The DSM IV makes it clear that its definitions of disorders carry no implication of moral or criminal culpability. Most of the personality disorders are defined in large measure operationally, by reference to the disturbance the disorder causes to the person. They are commonly conceived of as descriptions of a person’s personality rather than as a disease entity. A psychopath has an anti-social personality disorder. That does not mean he cannot make choices, nor does it mean he is excused liability for his decisions.
All the serial killers are probably psychopaths. We imprison them not on the purely pragmatic theory that we have to protect ourselves somehow - we could put them in mental institutions for that. We imprison them because they do not qualify as having a disease, with all the connotations of sympathy and compassion I described above. They are not deprived of choice.

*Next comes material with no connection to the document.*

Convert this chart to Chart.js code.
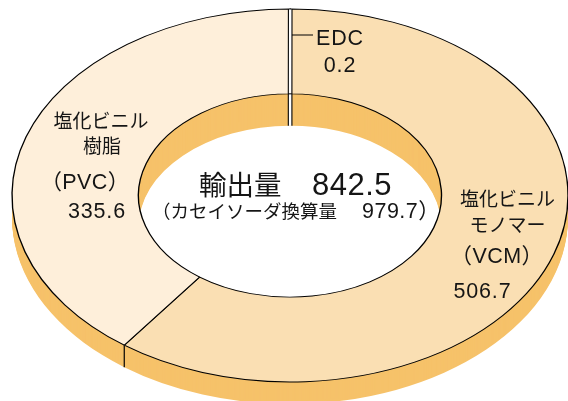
<!DOCTYPE html>
<html><head><meta charset="utf-8">
<script src="https://cdn.jsdelivr.net/npm/chart.js@4"></script>
<style>html,body{margin:0;padding:0;background:#fff;overflow:hidden}#c{display:block}</style>
</head><body>
<canvas id="c" width="568" height="401"></canvas>
<script>
// ---- data ----
const categories = ['EDC', '塩化ビニルモノマー（VCM）', '塩化ビニル樹脂（PVC）'];
const values = [0.2, 506.7, 335.6];
const totalTitle = '輸出量';
const totalValue = '842.5';
const causticTitle = '（カセイソーダ換算量';
const causticValue = '979.7）';
const faceColors = ['#ffffff', '#FADFB3', '#FEEFDA'];
const sideColor = '#F6C26A';

// ---- geometry of the tilted ring (screen space) ----
const CX = 290, CY = 195.5, RX = 278, RY = 186.5, DEPTH = 22, INNER_DEPTH = 32;
const LAT = '"Liberation Sans", Arial, sans-serif';
const CJK = '"Noto Sans CJK JP", sans-serif';

function geom(chart) {
  const a = chart.getDatasetMeta(0).data[0];
  return { x: a.x, y: a.y, R: a.outerRadius };
}
function applyT(ctx, g) {
  ctx.translate(CX, CY);
  ctx.scale(RX / g.R, RY / g.R);
  ctx.translate(-g.x, -g.y);
}
function toScreen(g, px, py) {
  return [CX + (px - g.x) * RX / g.R, CY + (py - g.y) * RY / g.R];
}
function sectorPath(ctx, a) {
  ctx.beginPath();
  ctx.arc(a.x, a.y, a.outerRadius, a.startAngle, a.endAngle);
  ctx.arc(a.x, a.y, a.innerRadius, a.endAngle, a.startAngle, true);
  ctx.closePath();
}
function txt(ctx, s, x, y, size, fam, align, spacing) {
  ctx.font = size + 'px ' + fam;
  ctx.textAlign = align || 'center';
  ctx.textBaseline = 'alphabetic';
  ctx.letterSpacing = spacing || '0px';
  ctx.fillText(s, x, y);
  ctx.letterSpacing = '0px';
}

const pseudo3d = {
  id: 'pseudo3d',
  beforeDatasetsDraw(chart) {
    const ctx = chart.ctx, g = geom(chart), arcs = chart.getDatasetMeta(0).data;
    const base = ctx.getTransform();
    for (let d = INNER_DEPTH; d >= 1; d--) {
      ctx.save();
      if (d > DEPTH) {
        applyT(ctx, g);
        ctx.beginPath();
        ctx.arc(g.x, g.y, arcs[0].innerRadius, 0, Math.PI * 2);
        ctx.clip();
        ctx.setTransform(base);
      }
      ctx.translate(0, d);
      applyT(ctx, g);
      ctx.fillStyle = sideColor;
      arcs.forEach(a => { sectorPath(ctx, a); ctx.fill(); });
      ctx.restore();
    }
    ctx.save();
    ctx.strokeStyle = '#000';
    ctx.lineWidth = 1.2;
    arcs.forEach(a => {
      const s = a.startAngle;
      if (Math.sin(s) > 0.05) {
        const p = toScreen(g, a.x + a.outerRadius * Math.cos(s), a.y + a.outerRadius * Math.sin(s));
        ctx.beginPath(); ctx.moveTo(p[0], p[1]); ctx.lineTo(p[0], p[1] + DEPTH); ctx.stroke();
      }
    });
    ctx.restore();
    ctx.save();
    applyT(ctx, g);
  },
  afterDatasetsDraw(chart) {
    const ctx = chart.ctx, g = geom(chart), arcs = chart.getDatasetMeta(0).data;
    ctx.restore();
    arcs.forEach(a => {
      if (a.circumference < 0.02) {
        const m = (a.startAngle + a.endAngle) / 2;
        const po = toScreen(g, a.x + a.outerRadius * Math.cos(m), a.y + a.outerRadius * Math.sin(m));
        const pi = toScreen(g, a.x + a.innerRadius * Math.cos(m), a.y + a.innerRadius * Math.sin(m));
        const bottom = pi[1] + (Math.sin(m) < 0 ? INNER_DEPTH : 0);
        const h = 1.8;
        ctx.save();
        ctx.fillStyle = '#fff';
        ctx.beginPath();
        ctx.moveTo(po[0] - h, po[1] + 0.6); ctx.lineTo(po[0] + h, po[1] + 0.6);
        ctx.lineTo(pi[0] + h, bottom); ctx.lineTo(pi[0] - h, bottom);
        ctx.closePath(); ctx.fill();
        ctx.strokeStyle = '#000'; ctx.lineWidth = 1.1;
        [-h, h].forEach(o => {
          ctx.beginPath(); ctx.moveTo(po[0] + o, po[1]); ctx.lineTo(pi[0] + o, pi[1]);
          ctx.lineTo(pi[0] + o, bottom); ctx.stroke();
        });
        ctx.lineWidth = 1;
        ctx.beginPath(); ctx.moveTo(pi[0] - h, pi[1]); ctx.lineTo(pi[0] + h, pi[1]); ctx.stroke();
        // leader line to EDC label
        const ly = 35;
        const t = (ly - po[1]) / (pi[1] - po[1]);
        const lx = po[0] + (pi[0] - po[0]) * t + h;
        ctx.beginPath(); ctx.moveTo(lx, ly); ctx.lineTo(313, ly); ctx.stroke();
        ctx.restore();
      }
    });
  },
  afterDraw(chart) {
    const ctx = chart.ctx;
    ctx.save();
    ctx.fillStyle = '#151515';
    const sp = '0.8px';
    // EDC
    txt(ctx, 'EDC', 316, 45, 21.5, LAT, 'left', sp);
    txt(ctx, values[0].toFixed(1), 340, 72, 21.5, LAT, 'center', sp);
    // PVC
    txt(ctx, '塩化ビニル', 101, 128, 19, CJK);
    txt(ctx, '樹脂', 102, 153, 19, CJK);
    txt(ctx, '（PVC）', 85, 189, 21.5, LAT + ', ' + CJK, 'center', '0.4px');
    txt(ctx, values[2].toFixed(1), 97, 217.5, 21.5, LAT, 'center', sp);
    // VCM
    txt(ctx, '塩化ビニル', 507.5, 206, 19, CJK);
    txt(ctx, 'モノマー', 507.5, 232, 19, CJK);
    txt(ctx, '（VCM）', 497, 263, 21.5, LAT + ', ' + CJK, 'center', '0.4px');
    txt(ctx, values[1].toFixed(1), 482.5, 297.5, 21.5, LAT, 'center', sp);
    // center
    txt(ctx, totalTitle, 199, 195, 27.5, CJK, 'left');
    txt(ctx, totalValue, 312, 195, 31, LAT, 'left', '0.5px');
    txt(ctx, causticTitle, 337, 218, 18.5, CJK, 'right');
    txt(ctx, causticValue, 362, 218, 21.5, LAT + ', ' + CJK, 'left', '0.5px');
    ctx.restore();
  }
};

new Chart(document.getElementById('c'), {
  type: 'doughnut',
  data: {
    labels: categories,
    datasets: [{
      data: values,
      backgroundColor: faceColors,
      borderColor: '#000',
      borderWidth: 0.95,
      clip: false
    }]
  },
  options: {
    responsive: false,
    animation: false,
    cutout: '54.5%',
    layout: { padding: { left: 95, right: 83, top: 5, bottom: 6 } },
    plugins: { legend: { display: false }, tooltip: { enabled: false } },
    events: []
  },
  plugins: [pseudo3d]
});
</script>
</body></html>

And the same goes for sexual disorders, particular paedophilia.
There is no doubt paedophiles have a strong compulsion to have sex with children, but they can resist the temptation, just as married people can resist the temptation to cheat with the uber hottie down the corridor at work.
Labelling something a “disorder” tells us little or nothing about how we should respond to someone displaying the signs of it.
So to answer the OP, my impression of the 1930s and 40s was that alcoholics were treated with contempt. Their condition was treated as entirely a character failing. Now, partly through the efforts of AA and partly through academic research, there is less condemnation, especially of those who at least make an effort. How hard it is to recover is better understood generally, although it seems also to be understood that there remains a component of choice in the condition. The remaining capacity for choice is not really capable of objective measurement either generally or in a particular case, so different people attach different weights to their judgment of how much the affliction is a consequence of choice. Hence, there is no clear answer to the question, beyond a sense of general improvement in compassion towards alcoholics.